**Material**.
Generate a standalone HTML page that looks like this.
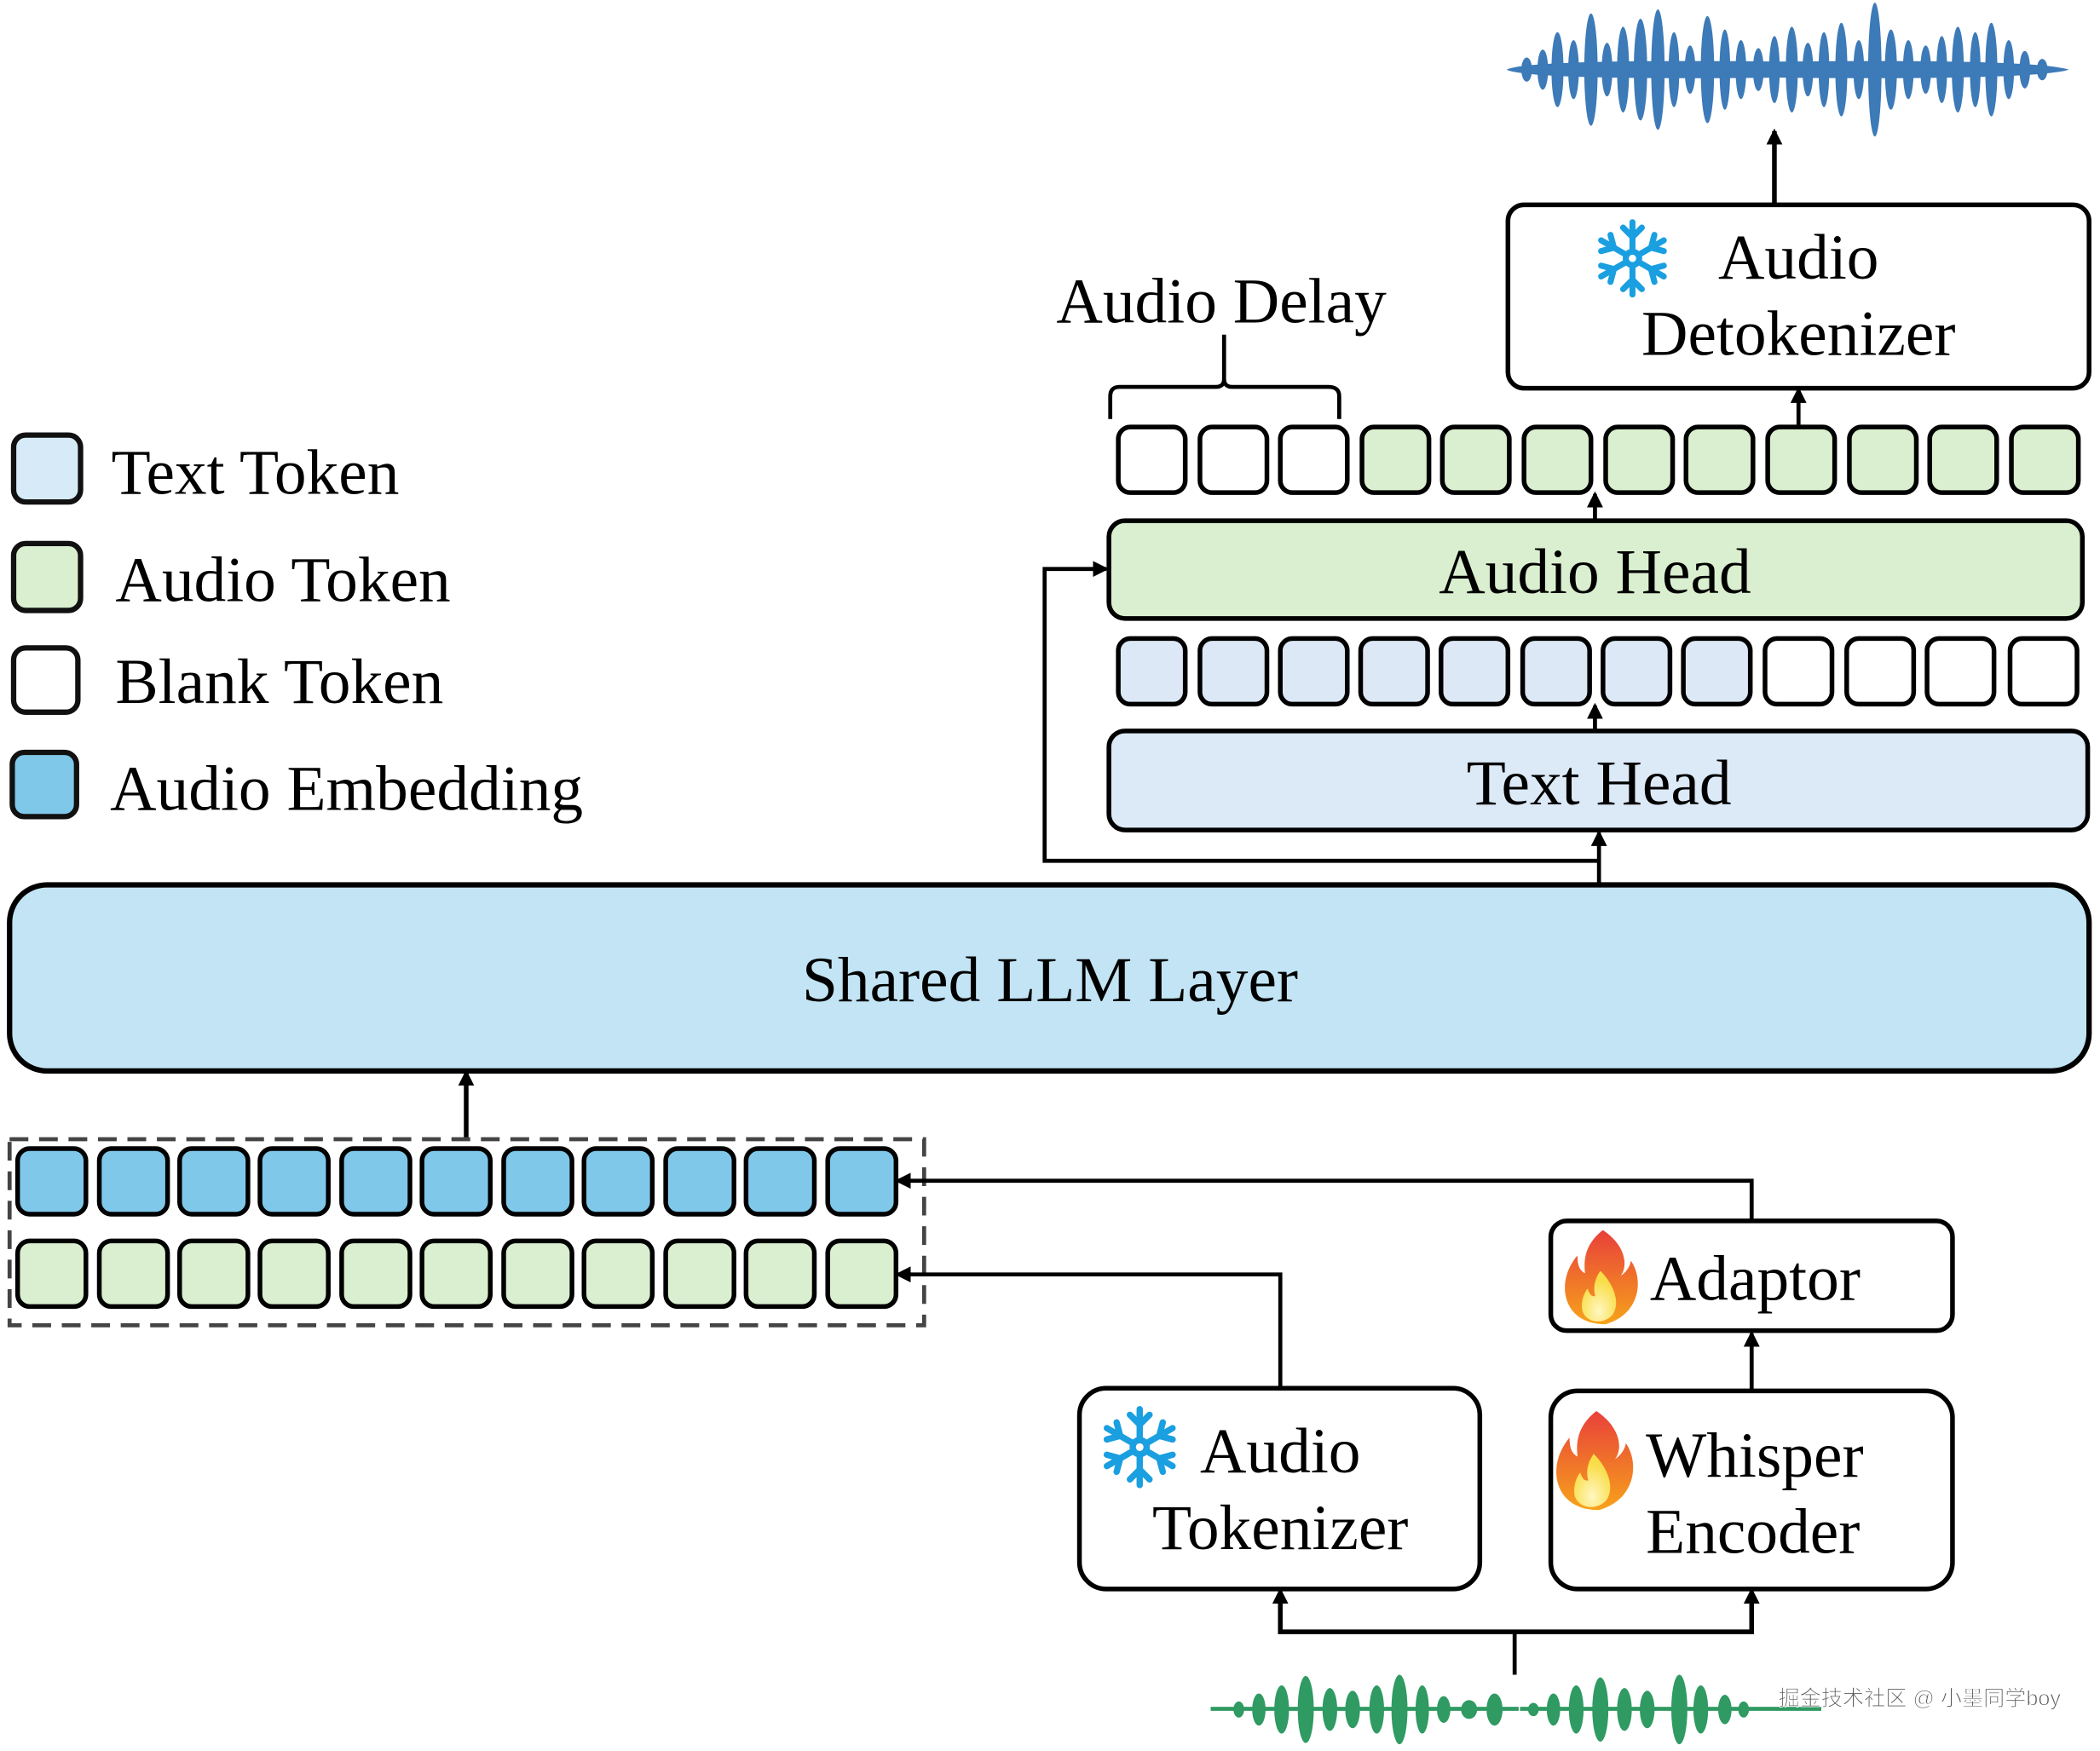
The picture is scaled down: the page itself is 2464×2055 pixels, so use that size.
<!DOCTYPE html>
<html><head><meta charset="utf-8"><style>
html,body{margin:0;padding:0;background:#fff;}
svg{display:block;}
text{font-family:"Liberation Serif",serif;fill:#000;}
</style></head><body>
<svg width="2464" height="2055" viewBox="0 0 1568 1308" xmlns="http://www.w3.org/2000/svg">
<defs>
<marker id="ah" markerWidth="12" markerHeight="12" refX="10" refY="6" orient="auto" markerUnits="userSpaceOnUse">
<path d="M0,0 L12,6 L0,12 Z" fill="#000"/></marker>
<g id="snow" stroke="#1a9fe0" stroke-width="4.5" stroke-linecap="round" fill="none">
<circle cx="0" cy="0" r="5"/>
<g id="arm"><line x1="0" y1="-5" x2="0" y2="-27"/><line x1="0" y1="-16" x2="-7" y2="-23"/><line x1="0" y1="-16" x2="7" y2="-23"/></g>
<use href="#arm" transform="rotate(60)"/><use href="#arm" transform="rotate(120)"/><use href="#arm" transform="rotate(180)"/><use href="#arm" transform="rotate(240)"/><use href="#arm" transform="rotate(300)"/>
</g>
<linearGradient id="fl" x1="0" y1="0" x2="0" y2="1"><stop offset="0" stop-color="#e8403a"/><stop offset="1" stop-color="#f7a21b"/></linearGradient>
<radialGradient id="fi" cx="0.5" cy="0.8" r="0.6"><stop offset="0" stop-color="#fff7c0"/><stop offset="1" stop-color="#f9de4a"/></radialGradient>
<g id="flame">
<path d="M2,-38 C20,-26 22,-10 16,-2 C22,-6 24,-12 24,-14 C34,0 32,28 4,36 C-24,36 -32,14 -26,-4 C-24,-10 -20,-16 -18,-18 C-18,-10 -16,-6 -12,-4 C-14,-20 -8,-30 2,-38 Z" fill="url(#fl)"/>
<path d="M0,-6 C10,4 16,18 10,28 C4,36 -10,36 -14,26 C-16,18 -12,10 -10,8 C-8,14 -6,14 -4,14 C-6,6 -4,0 0,-6 Z" fill="url(#fi)"/>
</g>
</defs>

<!-- Legend -->
<g stroke="#111" stroke-width="4">
<rect x="10" y="325" width="50" height="50" rx="9" fill="#d6ebf7"/>
<rect x="10" y="406" width="50" height="50" rx="9" fill="#d9efcf"/>
<rect x="10" y="484" width="48" height="48" rx="9" fill="#fff"/>
<rect x="9" y="562" width="48" height="48" rx="9" fill="#80c8ea"/>
</g>
<text x="83" y="369" font-size="48">Text Token</text>
<text x="86" y="449" font-size="48">Audio Token</text>
<text x="86" y="525" font-size="48">Blank Token</text>
<text x="82" y="605" font-size="48">Audio Embedding</text>

<!-- Blue waveform -->
<g fill="#3d7ab8">
<path d="M1125,52 Q1140,44 1330,46 Q1520,44 1545,52 Q1520,60 1330,58 Q1140,60 1125,52 Z"/>
<ellipse cx="1140" cy="52" rx="4" ry="9"/><ellipse cx="1152" cy="52" rx="4" ry="15"/><ellipse cx="1163" cy="52" rx="4.5" ry="28"/><ellipse cx="1175" cy="52" rx="4" ry="22"/><ellipse cx="1188" cy="52" rx="5" ry="42"/><ellipse cx="1200" cy="52" rx="4" ry="20"/><ellipse cx="1212" cy="52" rx="4.5" ry="32"/><ellipse cx="1225" cy="52" rx="5" ry="38"/><ellipse cx="1238" cy="52" rx="5" ry="45"/><ellipse cx="1250" cy="52" rx="4" ry="28"/><ellipse cx="1262" cy="52" rx="4" ry="18"/><ellipse cx="1275" cy="52" rx="5" ry="40"/><ellipse cx="1288" cy="52" rx="4" ry="30"/><ellipse cx="1300" cy="52" rx="4" ry="22"/><ellipse cx="1313" cy="52" rx="4" ry="16"/><ellipse cx="1325" cy="52" rx="4" ry="25"/><ellipse cx="1338" cy="52" rx="4.5" ry="32"/><ellipse cx="1350" cy="52" rx="4" ry="20"/><ellipse cx="1362" cy="52" rx="4" ry="28"/><ellipse cx="1375" cy="52" rx="4.5" ry="35"/><ellipse cx="1388" cy="52" rx="4" ry="22"/><ellipse cx="1400" cy="52" rx="5" ry="50"/><ellipse cx="1412" cy="52" rx="4.5" ry="30"/><ellipse cx="1425" cy="52" rx="4" ry="22"/><ellipse cx="1438" cy="52" rx="4" ry="18"/><ellipse cx="1450" cy="52" rx="4" ry="25"/><ellipse cx="1462" cy="52" rx="4.5" ry="32"/><ellipse cx="1475" cy="52" rx="4" ry="28"/><ellipse cx="1487" cy="52" rx="4.5" ry="35"/><ellipse cx="1500" cy="52" rx="4" ry="22"/><ellipse cx="1512" cy="52" rx="4" ry="14"/><ellipse cx="1525" cy="52" rx="4" ry="8"/>
</g>

<!-- Green waveform -->
<g fill="#2f9a62">
<rect x="904" y="1275" width="230" height="3"/><rect x="1135" y="1275" width="225" height="3"/>
<ellipse cx="925" cy="1277" rx="4" ry="6"/><ellipse cx="940" cy="1277" rx="5" ry="12"/><ellipse cx="957" cy="1277" rx="5.5" ry="18"/><ellipse cx="975" cy="1277" rx="6" ry="25"/><ellipse cx="993" cy="1277" rx="5.5" ry="16"/><ellipse cx="1010" cy="1277" rx="5.5" ry="14"/><ellipse cx="1028" cy="1277" rx="5.5" ry="18"/><ellipse cx="1045" cy="1277" rx="6" ry="26"/><ellipse cx="1062" cy="1277" rx="5" ry="18"/><ellipse cx="1078" cy="1277" rx="5" ry="10"/><ellipse cx="1097" cy="1277" rx="6" ry="7"/><ellipse cx="1116" cy="1277" rx="6" ry="12"/>
<ellipse cx="1145" cy="1277" rx="4" ry="5"/><ellipse cx="1160" cy="1277" rx="5" ry="12"/><ellipse cx="1177" cy="1277" rx="5.5" ry="18"/><ellipse cx="1195" cy="1277" rx="6" ry="24"/><ellipse cx="1213" cy="1277" rx="5.5" ry="16"/><ellipse cx="1230" cy="1277" rx="5.5" ry="14"/><ellipse cx="1254" cy="1277" rx="6" ry="26"/><ellipse cx="1270" cy="1277" rx="5.5" ry="18"/><ellipse cx="1288" cy="1277" rx="5" ry="11"/><ellipse cx="1302" cy="1277" rx="4" ry="6"/>
</g>
<text x="1328" y="1274" font-size="16" stroke="#fff" stroke-width="0.6" style="font-family:'Liberation Sans','Noto Sans CJK SC',sans-serif;fill:#555">掘金技术社区 @ 小墨同学boy</text>

<!-- Detokenizer -->
<rect x="1126" y="153" width="434" height="137" rx="12" fill="#fff" stroke="#000" stroke-width="3.5"/>
<use href="#snow" transform="translate(1219,193) scale(1)"/>
<text x="1343" y="208" font-size="48" text-anchor="middle">Audio</text>
<text x="1343" y="265" font-size="48" text-anchor="middle">Detokenizer</text>
<line x1="1325" y1="152" x2="1325" y2="98" stroke="#000" stroke-width="3.5" marker-end="url(#ah)"/>
<line x1="1343" y1="318" x2="1343" y2="291" stroke="#000" stroke-width="3" marker-end="url(#ah)"/>

<!-- Audio Delay -->
<text x="912" y="241" font-size="48" text-anchor="middle">Audio Delay</text>
<path d="M829,313 L829,296 Q829,289 836,289 L908,289 Q914,289 914,283 L914,250 M914,283 Q914,289 920,289 L992,289 Q1000,289 1000,296 L1000,313" fill="none" stroke="#000" stroke-width="3"/>

<!-- top token row -->
<g stroke="#000" stroke-width="3.5">
<rect x="835" y="319" width="50" height="49" rx="9" fill="#fff"/>
<rect x="896" y="319" width="50" height="49" rx="9" fill="#fff"/>
<rect x="956" y="319" width="50" height="49" rx="9" fill="#fff"/>
<rect x="1017" y="319" width="50" height="49" rx="9" fill="#d9efcf"/>
<rect x="1077" y="319" width="50" height="49" rx="9" fill="#d9efcf"/>
<rect x="1138" y="319" width="50" height="49" rx="9" fill="#d9efcf"/>
<rect x="1199" y="319" width="50" height="49" rx="9" fill="#d9efcf"/>
<rect x="1259" y="319" width="50" height="49" rx="9" fill="#d9efcf"/>
<rect x="1320" y="319" width="50" height="49" rx="9" fill="#d9efcf"/>
<rect x="1381" y="319" width="50" height="49" rx="9" fill="#d9efcf"/>
<rect x="1441" y="319" width="50" height="49" rx="9" fill="#d9efcf"/>
<rect x="1502" y="319" width="50" height="49" rx="9" fill="#d9efcf"/>
</g>

<!-- Audio Head -->
<rect x="828" y="389" width="727" height="73" rx="12" fill="#d9efcf" stroke="#000" stroke-width="3.5"/>
<text x="1191" y="443" font-size="48" text-anchor="middle">Audio Head</text>
<line x1="1191" y1="389" x2="1191" y2="369" stroke="#000" stroke-width="3" marker-end="url(#ah)"/>

<!-- text token row -->
<g stroke="#000" stroke-width="3.5">
<rect x="835" y="477" width="50" height="49" rx="9" fill="#dce8f5"/>
<rect x="896" y="477" width="50" height="49" rx="9" fill="#dce8f5"/>
<rect x="956" y="477" width="50" height="49" rx="9" fill="#dce8f5"/>
<rect x="1016" y="477" width="50" height="49" rx="9" fill="#dce8f5"/>
<rect x="1076" y="477" width="50" height="49" rx="9" fill="#dce8f5"/>
<rect x="1137" y="477" width="50" height="49" rx="9" fill="#dce8f5"/>
<rect x="1197" y="477" width="50" height="49" rx="9" fill="#dce8f5"/>
<rect x="1257" y="477" width="50" height="49" rx="9" fill="#dce8f5"/>
<rect x="1318" y="477" width="50" height="49" rx="9" fill="#fff"/>
<rect x="1379" y="477" width="50" height="49" rx="9" fill="#fff"/>
<rect x="1439" y="477" width="50" height="49" rx="9" fill="#fff"/>
<rect x="1501" y="477" width="50" height="49" rx="9" fill="#fff"/>
</g>

<!-- Text Head -->
<rect x="828" y="546" width="731" height="74" rx="12" fill="#dce9f6" stroke="#000" stroke-width="3.5"/>
<text x="1194" y="601" font-size="48" text-anchor="middle">Text Head</text>
<line x1="1191" y1="546" x2="1191" y2="527" stroke="#000" stroke-width="3" marker-end="url(#ah)"/>

<!-- LLM to heads -->
<line x1="1194" y1="661" x2="1194" y2="622" stroke="#000" stroke-width="3" marker-end="url(#ah)"/>
<polyline points="1194,643 780,643 780,425 826,425" fill="none" stroke="#000" stroke-width="3" marker-end="url(#ah)"/>

<!-- Shared LLM -->
<rect x="7" y="661" width="1553" height="139" rx="28" fill="#c2e4f4" stroke="#000" stroke-width="4"/>
<text x="784" y="748" font-size="48" text-anchor="middle">Shared LLM Layer</text>

<!-- input -->
<line x1="348" y1="850" x2="348" y2="801" stroke="#000" stroke-width="3.5" marker-end="url(#ah)"/>
<rect x="7" y="851" width="683" height="139" fill="none" stroke="#444" stroke-width="3" stroke-dasharray="14,8"/>
<g stroke="#000" stroke-width="3.5">
<rect x="13" y="858" width="51" height="49" rx="9" fill="#80c8ea"/>
<rect x="74" y="858" width="51" height="49" rx="9" fill="#80c8ea"/>
<rect x="134" y="858" width="51" height="49" rx="9" fill="#80c8ea"/>
<rect x="194" y="858" width="51" height="49" rx="9" fill="#80c8ea"/>
<rect x="255" y="858" width="51" height="49" rx="9" fill="#80c8ea"/>
<rect x="315" y="858" width="51" height="49" rx="9" fill="#80c8ea"/>
<rect x="376" y="858" width="51" height="49" rx="9" fill="#80c8ea"/>
<rect x="436" y="858" width="51" height="49" rx="9" fill="#80c8ea"/>
<rect x="497" y="858" width="51" height="49" rx="9" fill="#80c8ea"/>
<rect x="557" y="858" width="51" height="49" rx="9" fill="#80c8ea"/>
<rect x="618" y="858" width="51" height="49" rx="9" fill="#80c8ea"/>
<rect x="13" y="927" width="51" height="49" rx="9" fill="#d9efcf"/>
<rect x="74" y="927" width="51" height="49" rx="9" fill="#d9efcf"/>
<rect x="134" y="927" width="51" height="49" rx="9" fill="#d9efcf"/>
<rect x="194" y="927" width="51" height="49" rx="9" fill="#d9efcf"/>
<rect x="255" y="927" width="51" height="49" rx="9" fill="#d9efcf"/>
<rect x="315" y="927" width="51" height="49" rx="9" fill="#d9efcf"/>
<rect x="376" y="927" width="51" height="49" rx="9" fill="#d9efcf"/>
<rect x="436" y="927" width="51" height="49" rx="9" fill="#d9efcf"/>
<rect x="497" y="927" width="51" height="49" rx="9" fill="#d9efcf"/>
<rect x="557" y="927" width="51" height="49" rx="9" fill="#d9efcf"/>
<rect x="618" y="927" width="51" height="49" rx="9" fill="#d9efcf"/>
</g>
<polyline points="1308,911 1308,882 670,882" fill="none" stroke="#000" stroke-width="3" marker-end="url(#ah)"/>
<polyline points="956,1036 956,952 670,952" fill="none" stroke="#000" stroke-width="3" marker-end="url(#ah)"/>

<!-- Adaptor -->
<rect x="1158" y="912" width="300" height="82" rx="12" fill="#fff" stroke="#000" stroke-width="3.5"/>
<use href="#flame" transform="translate(1195,955) scale(0.95)"/>
<text x="1232" y="971" font-size="48">Adaptor</text>

<!-- Audio Tokenizer -->
<rect x="806" y="1037" width="299" height="150" rx="20" fill="#fff" stroke="#000" stroke-width="3.5"/>
<use href="#snow" transform="translate(851,1081) scale(1.05)"/>
<text x="956" y="1100" font-size="48" text-anchor="middle">Audio</text>
<text x="956" y="1157" font-size="48" text-anchor="middle">Tokenizer</text>

<!-- Whisper Encoder -->
<rect x="1158" y="1039" width="300" height="148" rx="20" fill="#fff" stroke="#000" stroke-width="3.5"/>
<use href="#flame" transform="translate(1190,1092) scale(1)"/>
<text x="1229" y="1103" font-size="48">Whisper</text>
<text x="1229" y="1160" font-size="48">Encoder</text>
<line x1="1308" y1="1039" x2="1308" y2="996" stroke="#000" stroke-width="3" marker-end="url(#ah)"/>

<!-- bottom -->
<line x1="1131" y1="1251" x2="1131" y2="1219" stroke="#000" stroke-width="3"/>
<polyline points="956,1192 956,1219 1308,1219 1308,1192" fill="none" stroke="#000" stroke-width="3.5"/>
<line x1="956" y1="1205" x2="956" y2="1188" stroke="#000" stroke-width="3" marker-end="url(#ah)"/>
<line x1="1308" y1="1205" x2="1308" y2="1188" stroke="#000" stroke-width="3" marker-end="url(#ah)"/>
</svg>
</body></html>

**Problem**.
Extract every line containing the string "page" from the material.

**Exercise output**.
Generate a standalone HTML page that looks like this.
The picture is scaled down: the page itself is 2464×2055 pixels, so use that size.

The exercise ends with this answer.